In order to do this, we need to enable some additional capabilities in terms of
enabling information to be attached to a deployment ramdisk. The
specification can be found
`here <http://specs.openstack.org/openstack/ironic-specs/specs/not-implemented/L3-based-deployment.html>`.
Deploy Templates
----------------
In the future, we want to take specific action based upon traits submitted to
ironic from Nova describing the instance's expected state or behavior.
This will allow us to take actions and influence the deployment steps, and
as such is a continuation of the Deploy Steps work from the Rocky cycle.
Graphical Console
-----------------
We need a way to expose graphical (e.g. VNC) consoles to users from drivers
that support it. We reached agreement on the specification in the Rocky cycle
and have started to work through the patches to enable this. Our goal being
to have a framework and preferably at least one vendor driver to support
Graphical console connectivity. The specification can be found
`here <http://specs.openstack.org/openstack/ironic-specs/specs/not-implemented/vnc-graphical-console.html>`_.
Federation Capabilities
-----------------------
Edge computing is bringing a variety of cases where support for federation
of ironic deployments can be useful and extremely powerful.
In order to better support this emerging use case, we want to try and agree
on a viable path forward that meets several different use cases and
requirements. The objective for this effort is an agreed upon specification.
Task execution improvements
---------------------------
We realize that our task execution and locking model is problematic, and while
it does scale in some ways, it does not scale in other ways. This work will
consist of worker execution improvments, an evaluation and possible
implementation of different worker thread execution models, and careful
improvement of locking.
No IPA to conductor communication
---------------------------------
Larger operators need much more strict security in their deployments,
where they wish to prevent all outbound network connectivity to the
control plane. Presently the design model requires nodes are able to
reach ironic's API in order to perform heartbeat and lookup operations.

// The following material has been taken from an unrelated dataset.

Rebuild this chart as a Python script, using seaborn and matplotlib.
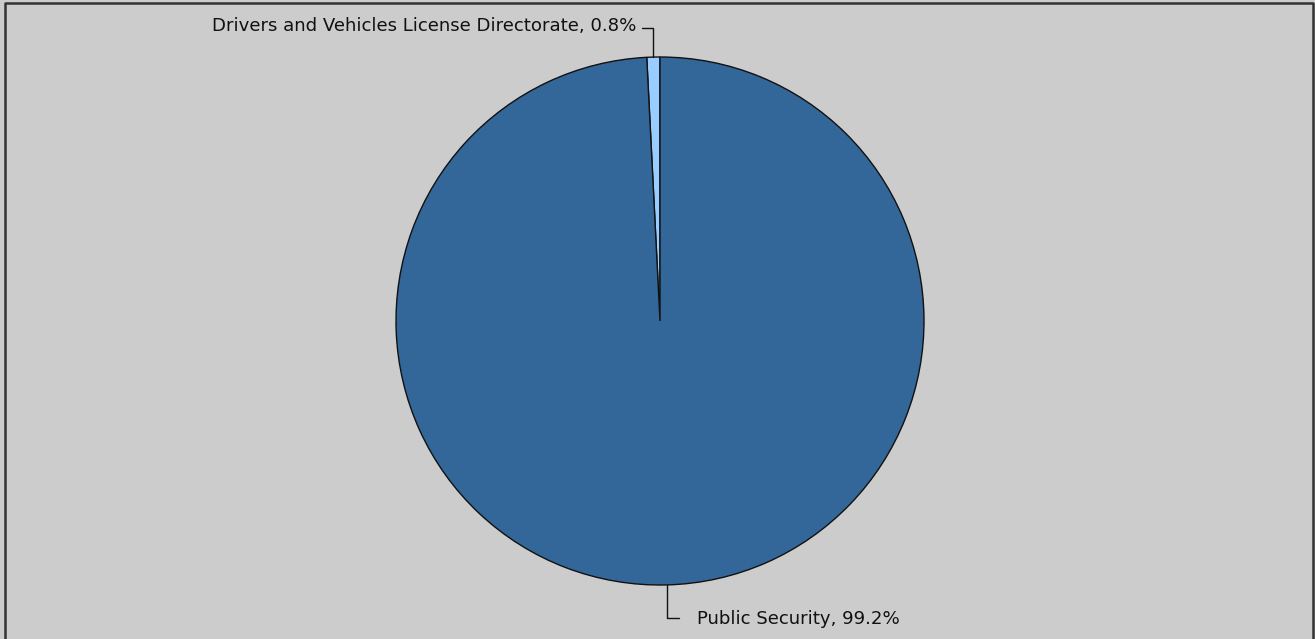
import numpy as np
import matplotlib
matplotlib.use("Agg")
import matplotlib.pyplot as plt
import seaborn as sns
from matplotlib.lines import Line2D

categories = ["Drivers and Vehicles License Directorate", "Public Security"]
shares = [0.8, 99.2]
label_texts = ["Drivers and Vehicles License Directorate, 0.8%", "Public Security, 99.2%"]

sns.set_theme(style="white")
plt.rcParams['font.family'] = ['DejaVu Sans']

W, H = 1315, 639
fig = plt.figure(figsize=(W / 100, H / 100), dpi=100, facecolor="#cccccc")
ax = fig.add_axes([0, 0, 1, 1])
ax.set_facecolor("#cccccc")

colors = ["#99ccff", "#336699"]
cx, cy, r = 660, H - 321, 264
wedges, _ = ax.pie(shares, colors=colors, startangle=90, counterclock=True,
                   center=(cx, cy), radius=r,
                   wedgeprops=dict(edgecolor="#111111", linewidth=1.0))
ax.set_xlim(0, W)
ax.set_ylim(0, H)
ax.set_aspect("equal")
ax.axis("off")

# leader lines and labels
for w, txt in zip(wedges, label_texts):
    mid = np.deg2rad((w.theta1 + w.theta2) / 2)
    x0 = cx + r * np.cos(mid)
    y0 = cy + r * np.sin(mid)
    if np.sin(mid) > 0:
        y1 = H - 28
        x1 = x0 - 11
        ax.add_line(Line2D([x0, x0, x1], [y0, y1, y1], color="#111111", lw=1.0))
        ax.text(x1 - 6, y1 + 2, txt, ha="right", va="center", fontsize=13.1, color="#111111")
    else:
        y1 = H - 618
        x1 = x0 + 12
        ax.add_line(Line2D([x0, x0, x1], [y0, y1, y1], color="#111111", lw=1.0))
        ax.text(x1 + 18, y1 - 1, txt, ha="left", va="center", fontsize=13.1, color="#111111")

# outer border (top, left, right)
ax.add_line(Line2D([5, 5, W - 2, W - 2], [-5, H - 3, H - 3, -5], color="#333333", lw=1.8,
                   clip_on=False))

fig.savefig("out.png", dpi=100, facecolor=fig.get_facecolor())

The concept with this is to optionally enable the conductor to drive the
deployment by polling IPA using the already known IP address. That being
said, this is realistically going to require `Task execution improvements`_
to be complete to help ensure that operators are able to have performant
deployments. The specification can be found
`here <https://review.openstack.org/#/c/212206/>`.
Getting steps
-------------
One of the biggest frustrations that people have with our cleaning model
is the lack of visibility into what steps they can execute. This is further
compounded with ``deploy steps``. We have ideas on this and we need to begin
providing the mechanisms to raise that visibility.
This may also involve state machine states to enable the agent to sit in a
holding pattern pending operator action.
The goal is ultimately to provide a CLI user to be able to understand the
available steps that can be utilized.
Neutron Event Processing
------------------------
Currently ironic has no way to determine when certain asynchronous events
actually finish in neutron, and with what result. Nova, on the contrary, uses
a special neutron driver, which filters out notifications and posts some of
them to a special nova API endpoint. We should do the same.
Conductor role splitting
------------------------
The conductor presently does all of the work... But does it need to?
This is a question we should be asking ourselves as we evolve, if we
can optionally break the conductor into many pieces, to enable edge
conductors, or edge local boot management. The goal here is to try and
obtain a matrix of distinct actions taken, which will hopefully further
guide us as time moves on.
Smartnic Support
----------------
Smartnics complicates ironic as the NIC needs to be programmed with the
power in a state such that the configuration on the NIC can be changed.
While the effort to support this may ultimately result in enhancements
to neutron in the form of Super-Agents to apply the configuration, we
still need to understand the impact to our workflows and ensure that
sufficient security is still present. The primary objective is to have
a joint specification written in advance of the Berlin summit to reach
consensus with the Neutron team as to the mechanics, information passing,
and setting storage.
Deployment state callbacks to nova
----------------------------------
One of the issues in ironic's nova virt driver is that no concept of
callbacks exist. Due to this, the virt driver polls the ironic API
endpoint repeatedly, which increases overall system load. In an ideal
world, ironic would utilize a mechanism to indicate deployment state
similar to how neutron informs nova that networking has been configured.